He played all sorts of woodwind and reed instruments: saxophones, clarinets, flutes, harmonicas, English horn, among others. Oh, and sometimes he played more than one saxophone or flute at a time–and it didn’t sound like rush hour traffic (unless he wanted it to, I guess).

Hmmm. I understand there are talented folks out there who double and triple and all that, but I’ve never known anyone to play two instruments at once. I’m guessing the writer meant that the musician could play the different saxes and flutes …? (Read here.)

Having heard from the person who wrote the article, I can now say the guy did play more than one instrument at once. See for yourself. Unfortunately you can’t hear for yourself!

Update #2
It appears that one can hear him by clicking on a link at Wikipedia, but it didn’t work for me.

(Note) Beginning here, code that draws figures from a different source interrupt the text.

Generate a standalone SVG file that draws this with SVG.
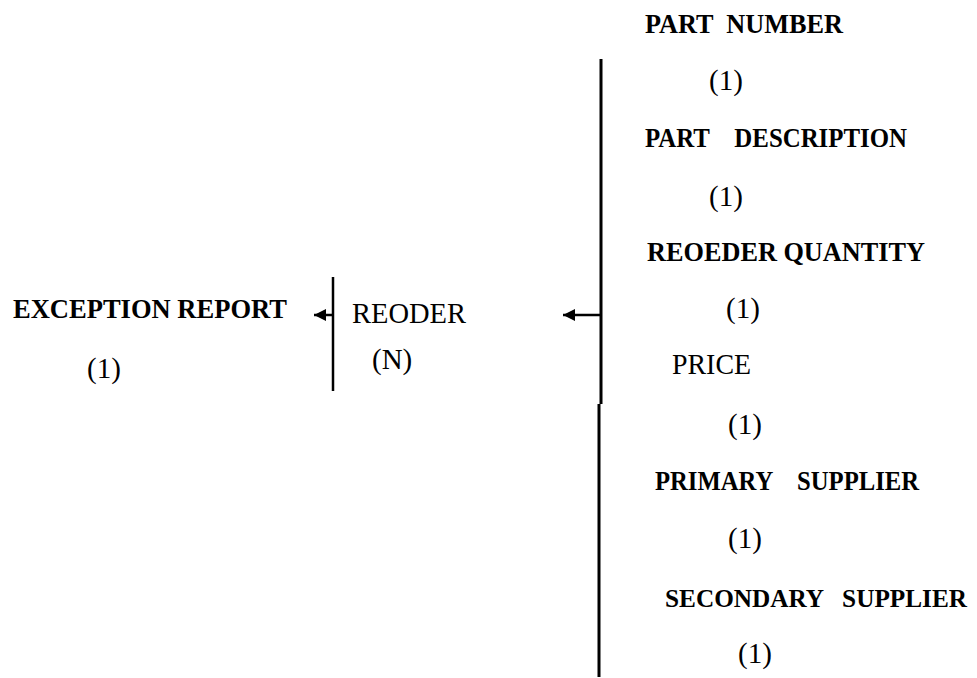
<svg xmlns="http://www.w3.org/2000/svg" width="977" height="678" viewBox="0 0 977 678">
<style>
text{font-family:"Liberation Serif","Times New Roman",serif;fill:#000;white-space:pre}
.b{font-weight:bold;font-size:28px}
.r{font-size:29px}
.ln{stroke:#000;fill:none}
</style>
<defs>
<marker id="ah" markerUnits="userSpaceOnUse" markerWidth="14" markerHeight="14" viewBox="0 0 14 14" refX="12" refY="7" orient="auto">
<path d="M0,1 L12,7 L0,13 Z" fill="#000"/>
</marker>
</defs>
<rect width="977" height="678" fill="#fff"/>
<g id="exception-report">
<text class="b" x="13" y="318" textLength="274" lengthAdjust="spacingAndGlyphs">EXCEPTION REPORT</text>
<text class="r" x="87" y="378">(1)</text>
</g>
<g id="reoder">
<text class="r" x="352" y="323" textLength="114" lengthAdjust="spacingAndGlyphs">REODER</text>
<text class="r" x="372" y="369">(N)</text>
</g>
<g id="part-number">
<text class="b" x="645" y="33" textLength="198" lengthAdjust="spacingAndGlyphs">PART  NUMBER</text>
<text class="r" x="709" y="90">(1)</text>
</g>
<g id="part-description">
<text class="b" x="645" y="147" textLength="262" lengthAdjust="spacingAndGlyphs">PART    DESCRIPTION</text>
<text class="r" x="709" y="206">(1)</text>
</g>
<g id="reorder-quantity">
<text class="b" x="647" y="261" textLength="278" lengthAdjust="spacingAndGlyphs">REOEDER QUANTITY</text>
<text class="r" x="726" y="318">(1)</text>
</g>
<g id="price">
<text class="r" x="672" y="374" textLength="79" lengthAdjust="spacingAndGlyphs">PRICE</text>
<text class="r" x="728" y="434">(1)</text>
</g>
<g id="primary-supplier">
<text class="b" x="655" y="490" textLength="264" lengthAdjust="spacingAndGlyphs">PRIMARY    SUPPLIER</text>
<text class="r" x="728" y="548">(1)</text>
</g>
<g id="secondary-supplier">
<text class="b" x="665" y="607" style="font-size:25.5px" textLength="302" lengthAdjust="spacingAndGlyphs">SECONDARY   SUPPLIER</text>
<text class="r" x="738" y="663">(1)</text>
</g>
<g id="connectors">
<line class="ln" x1="333" y1="277" x2="333" y2="391" stroke-width="2.5"/>
<line class="ln" x1="601" y1="59" x2="601" y2="404" stroke-width="3"/>
<line class="ln" x1="599" y1="404" x2="599" y2="677" stroke-width="3"/>
<line class="ln" x1="333" y1="315" x2="314" y2="315" stroke-width="2.5" marker-end="url(#ah)"/>
<line class="ln" x1="601" y1="315" x2="563" y2="315" stroke-width="2.5" marker-end="url(#ah)"/>
</g>
</svg>
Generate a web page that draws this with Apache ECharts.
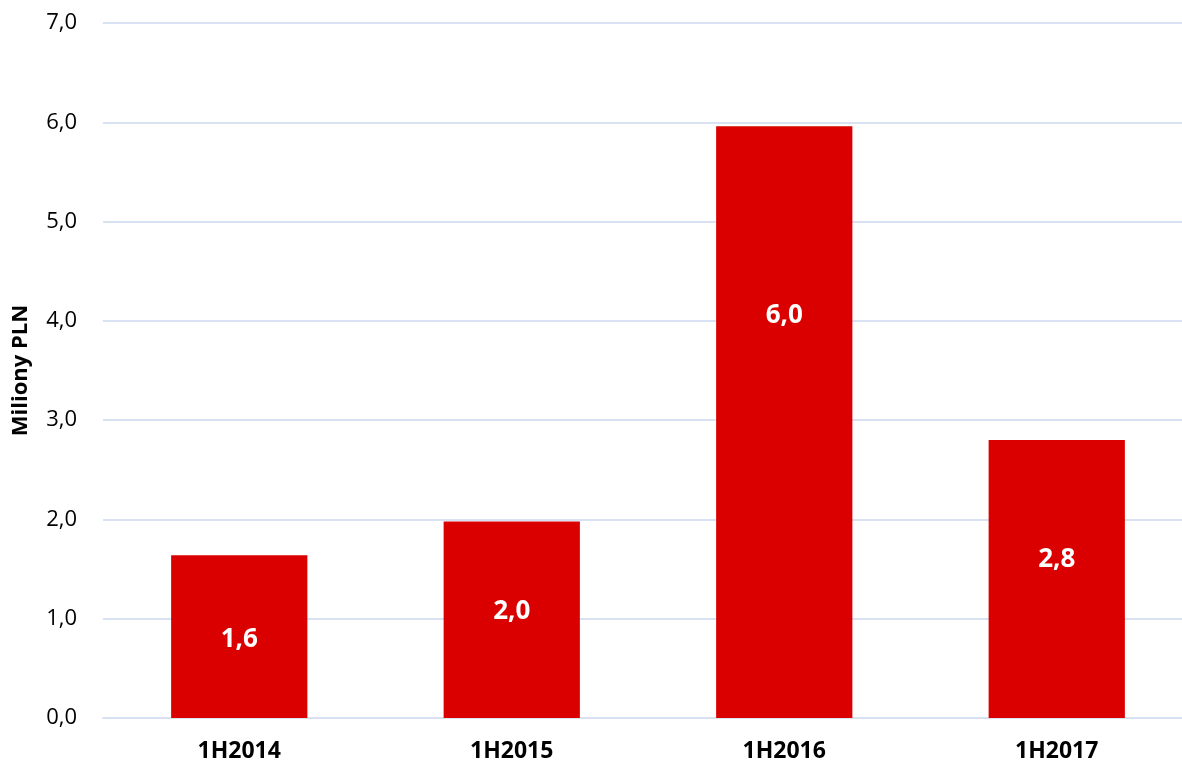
<!DOCTYPE html>
<html>
<head>
<meta charset="utf-8">
<script src="https://cdn.jsdelivr.net/npm/echarts@6/dist/echarts.min.js"></script>
<style>
  html, body { margin: 0; padding: 0; background: #fff; }
  #chart { width: 1182px; height: 763px; }
</style>
</head>
<body>
<div id="chart"></div>
<script>
// Half-year periods and values (millions PLN)
const periods = ['1H2014', '1H2015', '1H2016', '1H2017'];
const values = [1.64, 1.98, 5.96, 2.8];
const axisTitle = 'Miliony PLN';

// Vertical nudges for the value labels inside each bar (px)
const labelNudge = [3, -8, -107, -19];

const FONT = '"Open Sans", "Liberation Sans", sans-serif';
const fmt = v => v.toFixed(1).replace('.', ',');

const chart = echarts.init(document.getElementById('chart'), null, { renderer: 'canvas' });

chart.setOption({
  animation: false,
  backgroundColor: '#ffffff',
  grid: {
    left: 103, top: 23, width: 1090, height: 695,
    containLabel: false,
    outerBoundsMode: 'none'
  },
  xAxis: {
    type: 'category',
    data: periods,
    axisLine: { show: true, lineStyle: { color: '#D9E2F3', width: 2 } },
    axisTick: { show: false },
    axisLabel: {
      margin: 22,
      fontFamily: FONT, fontSize: 23, fontWeight: 'bold', color: '#000'
    }
  },
  yAxis: {
    type: 'value',
    min: 0, max: 7, interval: 1,
    name: axisTitle,
    nameLocation: 'middle',
    nameGap: 71,
    nameTextStyle: { fontFamily: FONT, fontSize: 22, fontWeight: 'bold', color: '#000' },
    axisLine: { show: false },
    axisTick: { show: false },
    axisLabel: {
      margin: 26,
      fontFamily: FONT, fontSize: 22, color: '#000',
      formatter: v => fmt(v)
    },
    splitLine: { lineStyle: { color: '#D9E2F3', width: 2 } }
  },
  series: [{
    type: 'bar',
    barWidth: '50%',
    data: values.map((v, i) => ({
      value: v,
      label: { offset: [0, labelNudge[i]] }
    })),
    itemStyle: { color: '#DA0000' },
    label: {
      show: true,
      position: 'inside',
      fontFamily: FONT, fontSize: 26, fontWeight: 'bold', color: '#fff',
      formatter: p => fmt(p.value)
    }
  }]
});
</script>
</body>
</html>
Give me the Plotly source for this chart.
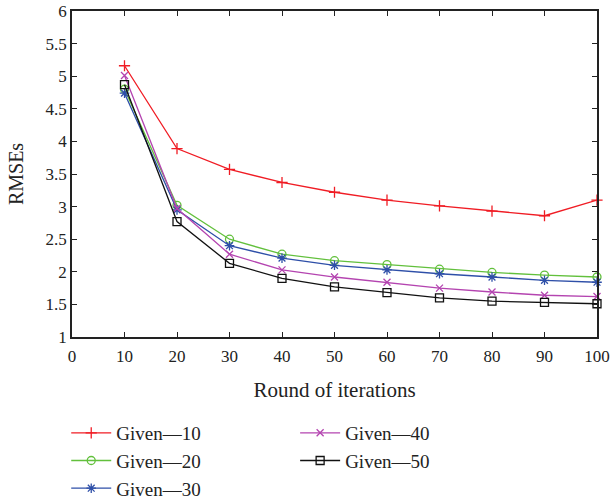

So more searching took me to this and yes indeed, the guy plays more than one instrument at the same time. (You have to get through a bit of the video to get to the clip.)

Not my kind of music, but still … pretty amazing.


  1. pennylrichards

    Nope, I really meant playing more than one instrument at a time–as in, having more than one sax mouthpiece in his mouth simultaneously. There are pictures and videos of him doing this. Here’s a still of him playing three at once:


  2. Thanks so much for filling me in, Penny! As you can see if you check, I’ve posted a couple of updates under the original blogpost. 🙂

  3. Jeannette Clemons

    He was a truly amazing player and was featured the other night on WGBH with a recording of him playing a duet with himself….and I do struggle with one instrument at a time…

  4. Jeannette Clemons

    Oh…the recording I heard was “Multihorn Variations” from the Man who Cried Fire. Listening to WGBH (Boston NPR) that has all night JAZZ has been an AMAZINGLY educational experience…I can tune in ANY time and probably hear something I have never heard before…

  5. Yup, I saw Kirk several nights in a row, in 1969-70 at Lennie’s On The Turnpike, Danvers, MA. He would get three horns going and squeeze an old car horn under his arm and knee bell trees. Two of the usual suspect horns were called a Manzello and Stritch if I remember rightly, but he never co-played with a flute (on which he invented a whole style, often copied). He was a transcendent musical human, and as earthy as they come. My favorite album is “I Talk With The Spirits” on Limelight.